After reporting a $432 million operating loss for the last fiscal year, Boston-based Mass General Brigham is taking steps to centralize management of its six community hospitals, including Martha’s Vineyard Hospital, in what it describes as an effort to improve efficiency and streamline costs.

Denise Schepici, who was hired as CEO and president of Martha’s Vineyard Hospital in 2018, will become the Island hospital’s president and chief operating officer, reporting to a pair of Mass General Brigham officials who will oversee all the community hospitals owned by the healthcare giant. The changes, which also affect Nantucket Cottage Hospital, are set to go into effect March 1, according to a statement from Mass General Brigham.

“This new structure will provide more coordinated, accessible care for patients, enable sharing of best practices in quality and safety, and streamline hospital operations across the divisions,” the statement said. “Recent challenges including the COVID-19 pandemic and the ongoing capacity crises have demonstrated the need for close strategic coordination among our hospitals to more effectively serve our communities and these changes will help us meet these goals and provide the very best in patient care.”

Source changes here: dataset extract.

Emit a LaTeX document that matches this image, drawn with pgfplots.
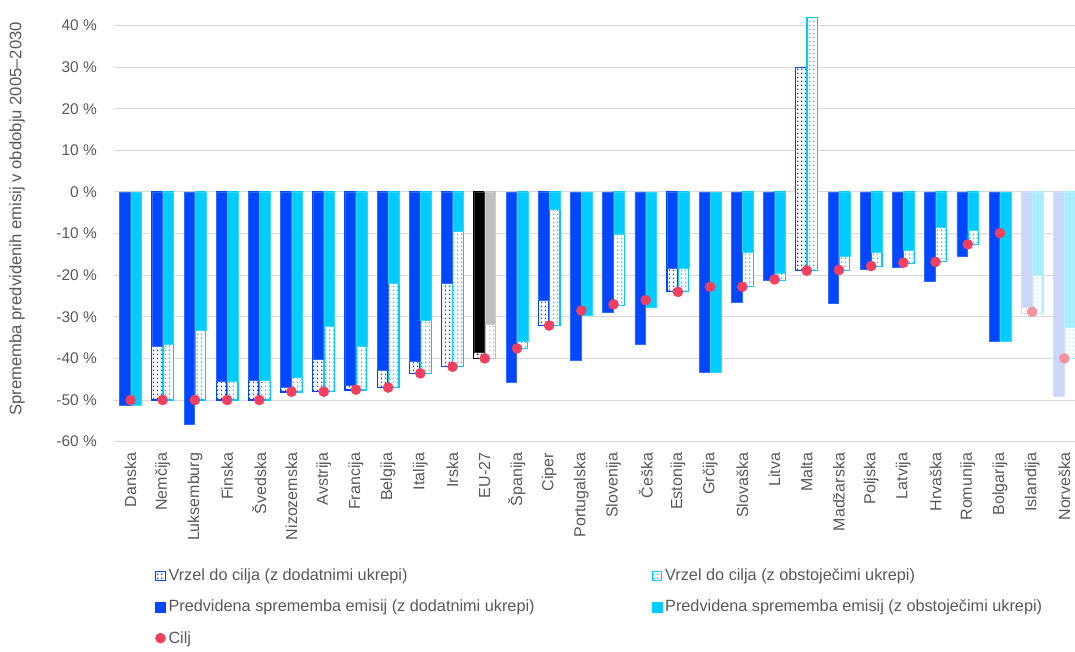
\documentclass[border=0pt]{standalone}
\usepackage{fontspec}
\setmainfont{Liberation Sans}
\usepackage{pgfplots}
\pgfplotsset{compat=1.18}
\usetikzlibrary{patterns}
\pgfdeclarepatternformonly{bdots}{\pgfqpoint{0pt}{0pt}}{\pgfqpoint{3pt}{3pt}}{\pgfqpoint{3pt}{3pt}}{%
  \pgfpathrectangle{\pgfqpoint{0.9pt}{0.9pt}}{\pgfqpoint{1.2pt}{1.2pt}}\pgfusepath{fill}}
\definecolor{wam}{HTML}{0047FF}
\definecolor{wem}{HTML}{00CCFF}
\definecolor{euwam}{HTML}{000000}
\definecolor{euwem}{HTML}{BFBFBF}
\definecolor{pwam}{HTML}{CAD7FA}
\definecolor{pwem}{HTML}{A8EEFF}
\definecolor{tgt}{HTML}{F03F5F}
\definecolor{ptgt}{HTML}{F4929F}
\definecolor{txt}{HTML}{595959}
\definecolor{grd}{HTML}{D9D9D9}
\pgfplotsset{
  gapfill/.style={fill=white, draw=#1, line width=0.9pt,
    postaction={pattern=bdots, pattern color=#1}, forget plot},
  gap/.style={ybar, bar width=7.9pt, gapfill=#1},
  sol/.style={ybar, bar width=7.9pt, fill=#1, draw=#1!80!white, line width=0.4pt, forget plot},
}
\begin{document}
\begin{tikzpicture}
\path[use as bounding box] (0,0) rectangle (806.25pt,488.25pt);
\begin{axis}[
  at={(85.8pt,157.05pt)}, anchor=south west,
  scale only axis, width=720.9pt, height=324.5pt,
  xmin=-0.5, xmax=29.35, ymin=-60, ymax=44,
  axis line style={draw=none}, major tick length=0pt,
  ymajorgrids, grid style={grd, line width=0.75pt},
  ytick={-60,-50,...,40},
  yticklabel={\pgfmathprintnumber[assume math mode=true]{\tick}~\%},
  yticklabel style={font=\fontsize{11.6}{13}\selectfont, text=txt, inner sep=0pt, xshift=-13pt},
  xtick={0,...,29},
  xticklabels={Danska,Nemčija,Luksemburg,Finska,Švedska,Nizozemska,Avstrija,Francija,Belgija,Italija,Irska,EU-27,Španija,Ciper,Portugalska,Slovenija,Češka,Estonija,Grčija,Slovaška,Litva,Malta,Madžarska,Poljska,Latvija,Hrvaška,Romunija,Bolgarija,Islandija,Norveška},
  xticklabel style={rotate=90, anchor=east, inner sep=0pt, font=\fontsize{12}{14}\selectfont, text=txt},
  xticklabel shift=8.25pt,
  ylabel={Sprememba predvidenih emisij v obdobju 2005–2030},
  ylabel style={at={(rel axis cs:-0.1013,0.515)}, anchor=center, font=\fontsize{12.5}{14}\selectfont, text=txt},
  legend style={at={(rel axis cs:0.0422,-0.2875)}, anchor=north west, draw=none, fill=none,
    inner sep=0pt, font=\fontsize{12.2}{14}\selectfont, text=txt, row sep=9pt,
    /tikz/every even column/.append style={column sep=86pt}},
  legend cell align=left,
  legend columns=2,
]
\addlegendimage{legend image code/.code={\draw[draw=wam, line width=0.8pt, fill=white, postaction={pattern=bdots, pattern color=wam}] (0pt,-3.5pt) rectangle (7pt,3.5pt);}}
\addlegendentry{Vrzel do cilja (z dodatnimi ukrepi)}
\addlegendimage{legend image code/.code={\draw[draw=wem, line width=0.8pt, fill=white, postaction={pattern=bdots, pattern color=wem}] (0pt,-3.5pt) rectangle (7pt,3.5pt);}}
\addlegendentry{Vrzel do cilja (z obstoječimi ukrepi)}
\addlegendimage{legend image code/.code={\fill[wam] (-0.2pt,-3.75pt) rectangle (7.3pt,3.75pt);}}
\addlegendentry{Predvidena sprememba emisij (z dodatnimi ukrepi)}
\addlegendimage{legend image code/.code={\fill[wem] (-0.2pt,-3.75pt) rectangle (7.3pt,3.75pt);}}
\addlegendentry{Predvidena sprememba emisij (z obstoječimi ukrepi)}
\addlegendimage{legend image code/.code={\fill[tgt] (3.5pt,0pt) circle (3.75pt);}}
\addlegendentry{Cilj}

% gaps (drawn from 0 to target, solid bars cover 0..projection)
\addplot[gap=wam, bar shift=-4.2pt] coordinates {(1,-50) (3,-50) (4,-50) (5,-48.1) (6,-48) (7,-47.6) (8,-47) (9,-43.6) (10,-42) (13,-32.1) (17,-24)};
\addplot[gap=euwam, bar shift=-4.2pt] coordinates {(11,-40)};
\addplot[gap=pwam, bar shift=-4.2pt] coordinates {(28,-29.2)};
\addplot[gap=wem, bar shift=4.2pt] coordinates {(1,-50) (2,-50) (3,-50) (4,-50) (5,-48.1) (6,-48) (7,-47.6) (8,-47) (9,-43.6) (10,-42) (12,-37.7) (13,-32.1) (15,-27.2) (17,-24) (19,-22.8) (20,-21.2) (22,-18.9) (23,-17.9) (24,-17.1) (25,-16.8) (26,-12.7)};
\addplot[gap=euwem, bar shift=4.2pt] coordinates {(11,-40)};
\addplot[gap=pwem, bar shift=4.2pt] coordinates {(28,-29.2) (29,-40)};

% Malta: gap spans from target (-18.9) up to projection (+30 / +42)
\addplot[gapfill=wam, sharp plot, mark=none] coordinates {(20.66253,-18.9) (20.98965,-18.9) (20.98965,30) (20.66253,30)} -- cycle;
\addplot[gapfill=wem, sharp plot, mark=none] coordinates {(21.01035,-18.9) (21.33747,-18.9) (21.33747,42) (21.01035,42)} -- cycle;

% projections
\addplot[sol=wam, bar shift=-4.2pt] coordinates {(0,-51.2) (1,-37) (2,-55.8) (3,-45.4) (4,-45.2) (5,-47) (6,-40.2) (7,-46.4) (8,-42.8) (9,-40.8) (10,-22) (12,-45.8) (13,-26.1) (14,-40.4) (15,-29) (16,-36.5) (17,-18.3) (18,-43.3) (19,-26.5) (20,-21.2) (22,-26.8) (23,-18.5) (24,-18.2) (25,-21.4) (26,-15.4) (27,-35.8)};
\addplot[sol=euwam, bar shift=-4.2pt] coordinates {(11,-38.6)};
\addplot[sol=pwam, bar shift=-4.2pt] coordinates {(28,-27.6) (29,-49)};
\addplot[sol=wem, bar shift=4.2pt] coordinates {(0,-51.2) (1,-36.5) (2,-33.2) (3,-45.4) (4,-45.2) (5,-44.6) (6,-32.2) (7,-37.2) (8,-21.9) (9,-30.8) (10,-9.5) (12,-36) (13,-4.2) (14,-29.6) (15,-10.2) (16,-27.7) (17,-18.3) (18,-43.3) (19,-14.6) (20,-19.6) (22,-15.5) (23,-14.6) (24,-14.1) (25,-8.5) (26,-9.1) (27,-35.8)};
\addplot[sol=euwem, bar shift=4.2pt] coordinates {(11,-31.7)};
\addplot[sol=pwem, bar shift=4.2pt] coordinates {(28,-20) (29,-32.4)};

% targets
\addplot[only marks, mark=*, mark size=3.75pt, color=tgt, forget plot] coordinates {(0,-50) (1,-50) (2,-50) (3,-50) (4,-50) (5,-48) (6,-48) (7,-47.5) (8,-47) (9,-43.6) (10,-42) (11,-40) (12,-37.6) (13,-32.1) (14,-28.5) (15,-27) (16,-26) (17,-24) (18,-22.8) (19,-22.8) (20,-21) (21,-18.9) (22,-18.75) (23,-17.8) (24,-17) (25,-16.8) (26,-12.6) (27,-9.9)};
\addplot[only marks, mark=*, mark size=3.75pt, color=ptgt, forget plot] coordinates {(28,-28.8) (29,-40)};
\end{axis}
\end{tikzpicture}
\end{document}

In an email to the Gazette on Tuesday, Ms. Schepici said that there would be no practical changes at Martha’s Vineyard Hospital other than different job titles across the system.

“We remain a very tight operating and leadership team here at MVH and [Windemere Nursing and Rehabilitation Center] committed to bringing the highest level and best patient care to our community,” she said.

Denise Schepici will now report to Gregg Meyer, the president of the Mass General Brigham community division, and David Roberts, the division’s vice president. — Mark Alan Lovewell

A call to Dr. Michael Jaff, chairman of the hospital’s board of trustees, was not immediately returned.

The management restructuring comes as the health care system, the largest in Massachusetts, is facing historic challenges, including rising costs and workforce shortages. In December, after announcing the largest operating loss in its history, the nonprofit said it planned to cut costs by identifying administrative efficiencies that wouldn’t impact patient care.

Under the new organization, Ms. Schepici will report to Gregg Meyer, the president of the Mass General Brigham community division, and David Roberts, the division’s vice president. In his newly created position, Mr. Roberts, now the president of Salem Hospital, will oversee operations, facilities, programs, capital planning, new initiatives, clinical expansion, staffing and financial performance. Dr. Meyer, the former chief clinical officer for Mass General Brigham, will handle board and medical affairs, community relations and philanthropy.

In a recent email to his colleagues provided to the Gazette by Mass General Brigham, Dr. Meyer wrote that further details on the rollout of the reorganization and its effects on each individual organization would come from local leaders.

“We are excited about the future and know these changes will allow us to achieve more rapid and effective decision-making in service to the millions of patients who rely on Massachusetts General Brigham for care,” he wrote.

Martha’s Vineyard Hospital was acquired by Massachusetts General Hospital, now Mass General Brigham, and its parent company Partners Health Care in 2006, ending more than 80 years as an independent hospital.

The healthcare system is in the midst of a major rebranding effort. In early December, the name on the hospital’s website changed from Martha’s Vineyard Hospital to Mass General Brigham Martha’s Vineyard Hospital.